## Record excerpts
============

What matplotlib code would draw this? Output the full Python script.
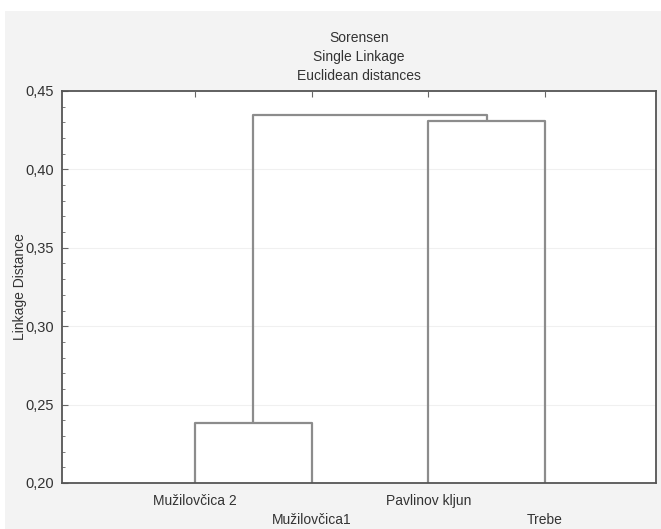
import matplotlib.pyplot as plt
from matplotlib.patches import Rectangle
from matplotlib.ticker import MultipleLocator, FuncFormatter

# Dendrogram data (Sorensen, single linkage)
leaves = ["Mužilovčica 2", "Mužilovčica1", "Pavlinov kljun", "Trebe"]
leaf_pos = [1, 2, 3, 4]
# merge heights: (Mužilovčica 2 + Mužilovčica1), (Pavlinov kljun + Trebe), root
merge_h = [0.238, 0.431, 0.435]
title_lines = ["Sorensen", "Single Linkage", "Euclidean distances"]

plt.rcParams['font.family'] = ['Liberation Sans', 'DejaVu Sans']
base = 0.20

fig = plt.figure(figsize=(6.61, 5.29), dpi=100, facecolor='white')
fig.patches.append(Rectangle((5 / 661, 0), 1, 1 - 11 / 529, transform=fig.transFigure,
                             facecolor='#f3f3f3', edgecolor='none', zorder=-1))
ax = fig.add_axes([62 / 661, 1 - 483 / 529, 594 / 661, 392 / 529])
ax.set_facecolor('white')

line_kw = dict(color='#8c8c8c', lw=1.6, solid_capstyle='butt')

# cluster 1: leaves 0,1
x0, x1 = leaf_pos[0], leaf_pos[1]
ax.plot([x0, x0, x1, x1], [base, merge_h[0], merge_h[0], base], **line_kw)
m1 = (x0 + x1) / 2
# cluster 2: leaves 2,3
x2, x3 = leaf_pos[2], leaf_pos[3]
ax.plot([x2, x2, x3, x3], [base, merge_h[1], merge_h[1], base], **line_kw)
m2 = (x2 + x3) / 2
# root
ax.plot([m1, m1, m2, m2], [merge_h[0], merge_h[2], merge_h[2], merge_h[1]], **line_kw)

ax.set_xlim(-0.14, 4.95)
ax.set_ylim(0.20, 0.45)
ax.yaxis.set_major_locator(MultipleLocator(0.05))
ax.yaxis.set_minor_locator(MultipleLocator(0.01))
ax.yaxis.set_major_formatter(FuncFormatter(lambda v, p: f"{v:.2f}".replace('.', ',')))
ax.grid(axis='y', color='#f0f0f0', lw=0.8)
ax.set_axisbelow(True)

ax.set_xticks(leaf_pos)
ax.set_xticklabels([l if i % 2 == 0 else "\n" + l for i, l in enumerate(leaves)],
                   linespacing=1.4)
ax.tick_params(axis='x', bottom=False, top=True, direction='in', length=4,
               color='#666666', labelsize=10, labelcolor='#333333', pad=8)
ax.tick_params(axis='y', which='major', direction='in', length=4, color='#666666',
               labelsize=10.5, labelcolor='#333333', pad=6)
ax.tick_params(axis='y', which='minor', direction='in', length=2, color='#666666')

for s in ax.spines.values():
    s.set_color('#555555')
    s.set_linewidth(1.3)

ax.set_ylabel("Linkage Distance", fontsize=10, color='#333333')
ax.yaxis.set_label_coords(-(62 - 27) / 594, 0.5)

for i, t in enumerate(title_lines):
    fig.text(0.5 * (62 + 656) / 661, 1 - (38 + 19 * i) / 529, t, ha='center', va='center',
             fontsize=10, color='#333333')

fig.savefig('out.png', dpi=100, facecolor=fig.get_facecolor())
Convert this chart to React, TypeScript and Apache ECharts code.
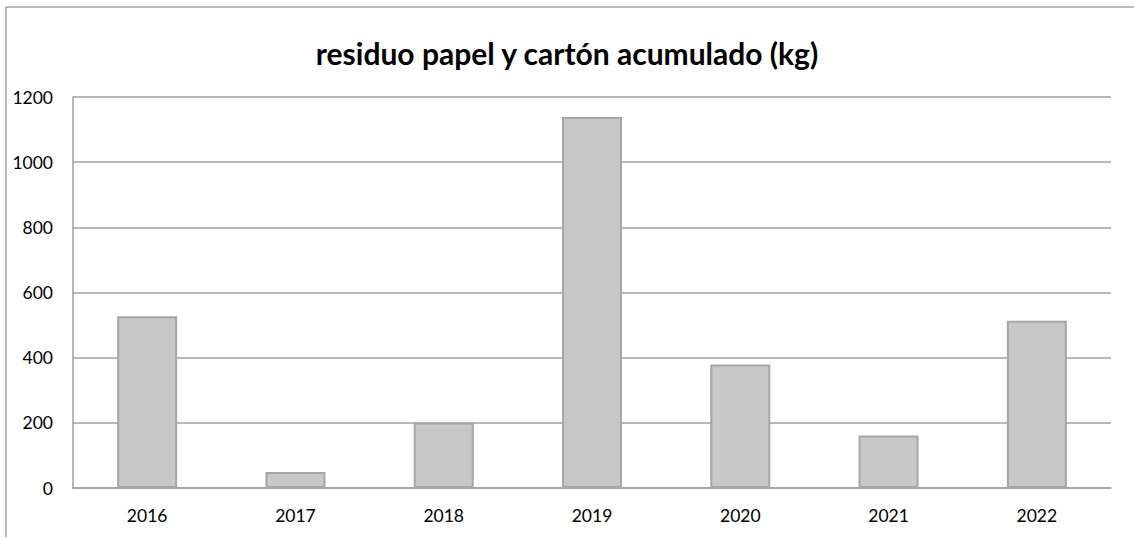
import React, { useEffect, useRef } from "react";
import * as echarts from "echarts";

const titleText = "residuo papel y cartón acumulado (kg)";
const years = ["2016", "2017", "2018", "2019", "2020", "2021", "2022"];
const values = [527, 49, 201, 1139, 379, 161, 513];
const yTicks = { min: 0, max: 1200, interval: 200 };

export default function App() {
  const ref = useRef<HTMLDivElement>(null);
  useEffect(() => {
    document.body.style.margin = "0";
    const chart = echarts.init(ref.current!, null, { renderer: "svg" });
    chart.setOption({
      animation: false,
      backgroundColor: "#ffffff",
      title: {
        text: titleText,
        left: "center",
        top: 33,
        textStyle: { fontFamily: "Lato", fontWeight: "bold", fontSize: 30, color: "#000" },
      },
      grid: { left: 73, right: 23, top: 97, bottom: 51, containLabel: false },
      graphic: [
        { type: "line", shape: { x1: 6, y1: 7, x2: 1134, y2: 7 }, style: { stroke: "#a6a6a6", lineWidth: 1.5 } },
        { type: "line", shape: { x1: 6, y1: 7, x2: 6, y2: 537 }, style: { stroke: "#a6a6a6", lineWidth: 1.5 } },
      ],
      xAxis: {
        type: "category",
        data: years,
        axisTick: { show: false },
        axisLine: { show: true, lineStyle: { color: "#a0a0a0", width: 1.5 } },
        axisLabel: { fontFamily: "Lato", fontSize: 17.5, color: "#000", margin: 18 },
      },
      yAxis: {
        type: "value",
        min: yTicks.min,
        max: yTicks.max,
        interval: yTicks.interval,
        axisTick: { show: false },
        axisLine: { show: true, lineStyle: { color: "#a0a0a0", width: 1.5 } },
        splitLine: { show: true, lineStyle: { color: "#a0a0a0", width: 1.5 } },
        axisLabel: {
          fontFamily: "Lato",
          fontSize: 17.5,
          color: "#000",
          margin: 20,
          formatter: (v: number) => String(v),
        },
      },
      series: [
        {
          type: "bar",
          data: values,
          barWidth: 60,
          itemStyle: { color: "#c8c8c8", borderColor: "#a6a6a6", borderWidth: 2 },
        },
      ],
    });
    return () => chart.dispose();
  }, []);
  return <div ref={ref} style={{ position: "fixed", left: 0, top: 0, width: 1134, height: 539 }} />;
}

============

## The task
All of the material above should be reproduced exactly, except the pictures.

## Answer in full
What matplotlib code would draw this? Output the full Python script.
import matplotlib.pyplot as plt
from matplotlib.patches import Rectangle
from matplotlib.ticker import MultipleLocator, FuncFormatter

# Dendrogram data (Sorensen, single linkage)
leaves = ["Mužilovčica 2", "Mužilovčica1", "Pavlinov kljun", "Trebe"]
leaf_pos = [1, 2, 3, 4]
# merge heights: (Mužilovčica 2 + Mužilovčica1), (Pavlinov kljun + Trebe), root
merge_h = [0.238, 0.431, 0.435]
title_lines = ["Sorensen", "Single Linkage", "Euclidean distances"]

plt.rcParams['font.family'] = ['Liberation Sans', 'DejaVu Sans']
base = 0.20

fig = plt.figure(figsize=(6.61, 5.29), dpi=100, facecolor='white')
fig.patches.append(Rectangle((5 / 661, 0), 1, 1 - 11 / 529, transform=fig.transFigure,
                             facecolor='#f3f3f3', edgecolor='none', zorder=-1))
ax = fig.add_axes([62 / 661, 1 - 483 / 529, 594 / 661, 392 / 529])
ax.set_facecolor('white')

line_kw = dict(color='#8c8c8c', lw=1.6, solid_capstyle='butt')

# cluster 1: leaves 0,1
x0, x1 = leaf_pos[0], leaf_pos[1]
ax.plot([x0, x0, x1, x1], [base, merge_h[0], merge_h[0], base], **line_kw)
m1 = (x0 + x1) / 2
# cluster 2: leaves 2,3
x2, x3 = leaf_pos[2], leaf_pos[3]
ax.plot([x2, x2, x3, x3], [base, merge_h[1], merge_h[1], base], **line_kw)
m2 = (x2 + x3) / 2
# root
ax.plot([m1, m1, m2, m2], [merge_h[0], merge_h[2], merge_h[2], merge_h[1]], **line_kw)

ax.set_xlim(-0.14, 4.95)
ax.set_ylim(0.20, 0.45)
ax.yaxis.set_major_locator(MultipleLocator(0.05))
ax.yaxis.set_minor_locator(MultipleLocator(0.01))
ax.yaxis.set_major_formatter(FuncFormatter(lambda v, p: f"{v:.2f}".replace('.', ',')))
ax.grid(axis='y', color='#f0f0f0', lw=0.8)
ax.set_axisbelow(True)

ax.set_xticks(leaf_pos)
ax.set_xticklabels([l if i % 2 == 0 else "\n" + l for i, l in enumerate(leaves)],
                   linespacing=1.4)
ax.tick_params(axis='x', bottom=False, top=True, direction='in', length=4,
               color='#666666', labelsize=10, labelcolor='#333333', pad=8)
ax.tick_params(axis='y', which='major', direction='in', length=4, color='#666666',
               labelsize=10.5, labelcolor='#333333', pad=6)
ax.tick_params(axis='y', which='minor', direction='in', length=2, color='#666666')

for s in ax.spines.values():
    s.set_color('#555555')
    s.set_linewidth(1.3)

ax.set_ylabel("Linkage Distance", fontsize=10, color='#333333')
ax.yaxis.set_label_coords(-(62 - 27) / 594, 0.5)

for i, t in enumerate(title_lines):
    fig.text(0.5 * (62 + 656) / 661, 1 - (38 + 19 * i) / 529, t, ha='center', va='center',
             fontsize=10, color='#333333')

fig.savefig('out.png', dpi=100, facecolor=fig.get_facecolor())
Convert this chart to React, TypeScript and Apache ECharts code.
import React, { useEffect, useRef } from "react";
import * as echarts from "echarts";

const titleText = "residuo papel y cartón acumulado (kg)";
const years = ["2016", "2017", "2018", "2019", "2020", "2021", "2022"];
const values = [527, 49, 201, 1139, 379, 161, 513];
const yTicks = { min: 0, max: 1200, interval: 200 };

export default function App() {
  const ref = useRef<HTMLDivElement>(null);
  useEffect(() => {
    document.body.style.margin = "0";
    const chart = echarts.init(ref.current!, null, { renderer: "svg" });
    chart.setOption({
      animation: false,
      backgroundColor: "#ffffff",
      title: {
        text: titleText,
        left: "center",
        top: 33,
        textStyle: { fontFamily: "Lato", fontWeight: "bold", fontSize: 30, color: "#000" },
      },
      grid: { left: 73, right: 23, top: 97, bottom: 51, containLabel: false },
      graphic: [
        { type: "line", shape: { x1: 6, y1: 7, x2: 1134, y2: 7 }, style: { stroke: "#a6a6a6", lineWidth: 1.5 } },
        { type: "line", shape: { x1: 6, y1: 7, x2: 6, y2: 537 }, style: { stroke: "#a6a6a6", lineWidth: 1.5 } },
      ],
      xAxis: {
        type: "category",
        data: years,
        axisTick: { show: false },
        axisLine: { show: true, lineStyle: { color: "#a0a0a0", width: 1.5 } },
        axisLabel: { fontFamily: "Lato", fontSize: 17.5, color: "#000", margin: 18 },
      },
      yAxis: {
        type: "value",
        min: yTicks.min,
        max: yTicks.max,
        interval: yTicks.interval,
        axisTick: { show: false },
        axisLine: { show: true, lineStyle: { color: "#a0a0a0", width: 1.5 } },
        splitLine: { show: true, lineStyle: { color: "#a0a0a0", width: 1.5 } },
        axisLabel: {
          fontFamily: "Lato",
          fontSize: 17.5,
          color: "#000",
          margin: 20,
          formatter: (v: number) => String(v),
        },
      },
      series: [
        {
          type: "bar",
          data: values,
          barWidth: 60,
          itemStyle: { color: "#c8c8c8", borderColor: "#a6a6a6", borderWidth: 2 },
        },
      ],
    });
    return () => chart.dispose();
  }, []);
  return <div ref={ref} style={{ position: "fixed", left: 0, top: 0, width: 1134, height: 539 }} />;
}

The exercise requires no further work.